The other sector that is expected to suffer as a result of travel restriction and loss of incomes across the world is the tourism and the hospitality sector. The United Nations World Tourism Organization (UNWTO) estimates that 20 to 30 percent sharp falls to the world tourism markets. And, the impact is set to linger for the coming three to six months, as Berhane explains. Along with this, the aviation service – predominantly the Ethiopian Airlines - is also taking a hit with 550 million dollars loss in revenue. Ethiopian is shifting to cargo and currently flies to 19 destinations with less frequency which is a significant reduction from 127 destinations it used to fly amidst travel restrictions. Generally speaking 20,000 firms could be affected following the coronavirus outbreak, as Berhane predicts.

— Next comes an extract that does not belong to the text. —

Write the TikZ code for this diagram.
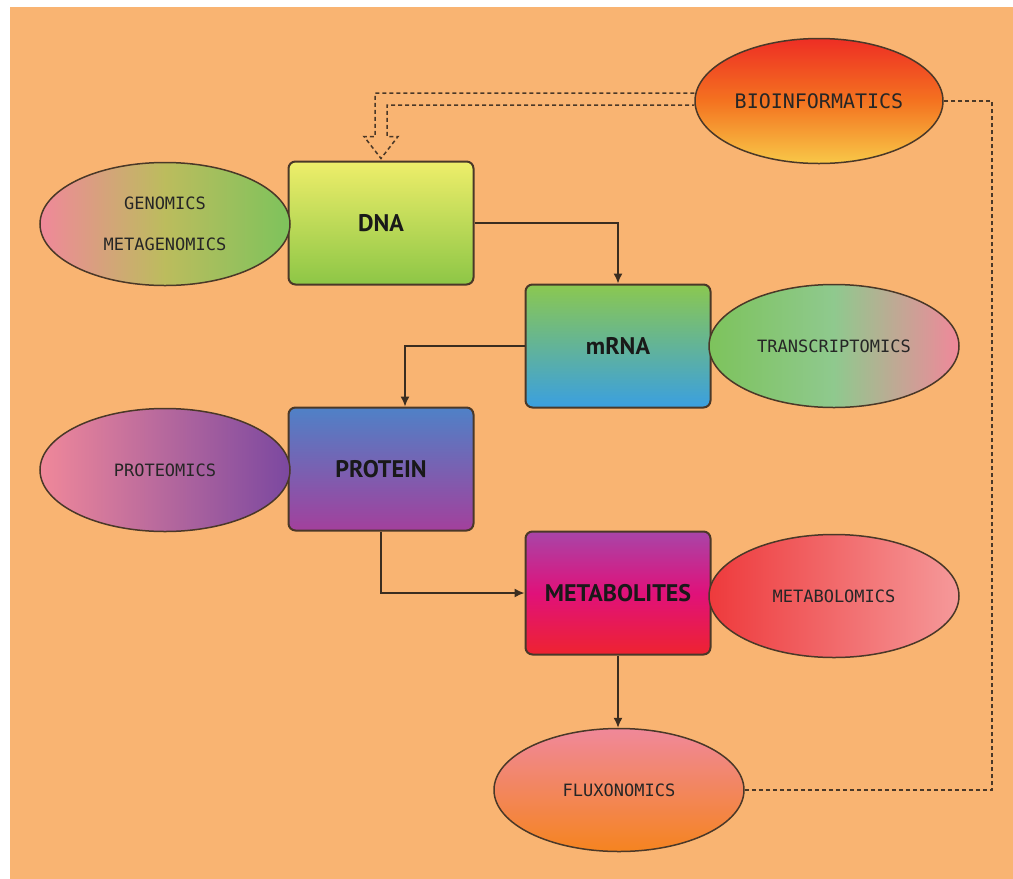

On the other hand, this could restrain the finance sector, which is already struggling with liquidity crisis, as a result of nonperforming loans and other hindering factors.

As COVID-19 continues to spread, it is also setting endogenous effects leading to a huge disruption of economic activities that could threaten the livelihoods of millions of citizens. On a mid-level scenario, 1.4 million jobs are estimated to be lost because of the disease as Ephrem Tekle (MD), Job Creation Commissioner has revealed speaking on the same webinar organized by Precise Consult International. If the spread of the virus continues for the coming six months this number is likely to double. Currently, there are 1.9 million self-employed people within the urban economy, susceptible of  impacts COVID-19 could cause. Accordingly, when such pushes further comes to be a reality, they are doomed to fall under the poverty line. All these economic crises coupled with reduction in remittance and FDI inflows are expected to set country’s economy back from its positive natural growth. For couple of years, the country has been registering a broad based economic growth that helped to list Ethiopia as one of the fastest growing economies in the world.

In order to reduce this gigantic economic fallout governments need to consider measures outside of the traditional economy crisis responding box, as states Abebe Aemro-Selassise, director of the IMF Africa Department. Instead of simply injecting money to the economy that could back fire later, experts advise that it would be wise to have selective policy responses and work closely with international organizations including the IMF and World Bank, Abebe added. Following suit, the government of Ethiopia is implementing various strategies to contain the economic fallouts. Provision of direct credits, postponing debt payments, waiving taxes are some of the proposed measures by the government to support and stimulate firms stay in business and ensure the livelihoods of many citizens as stated Ephrem. As these mitigating measures are underway to help the recovery of the economy, the government is also working on, to further introduce stimulation packages as Eyob Tekalign (PhD) state minister of Finance has indicated during the webinar Plausible tax incentives are to be introduced so that firms could maintain jobs during the pandemic.

Nevertheless, the economy crisis is not limited only on specific sectors; as economic fallouts could strain relationships between government and citizens and that could lead to political tension and disorder. This could prove to be challenging especially, when security forces are overstretched. , This is  one of the volatile issues that need to be dealt cautiously.

Although there seems to be countless fallouts coronavirus pandemic could cause on African countries, the continent is advised to use the opportunity and  make some structural changes, says Abebe. For instance, this could be a time for countries to change their trade patterns with Europe, USA and China by diversifying and strengthening their manufacturing sector that would enable them to be less exposed to external shocks in the future, he concludes.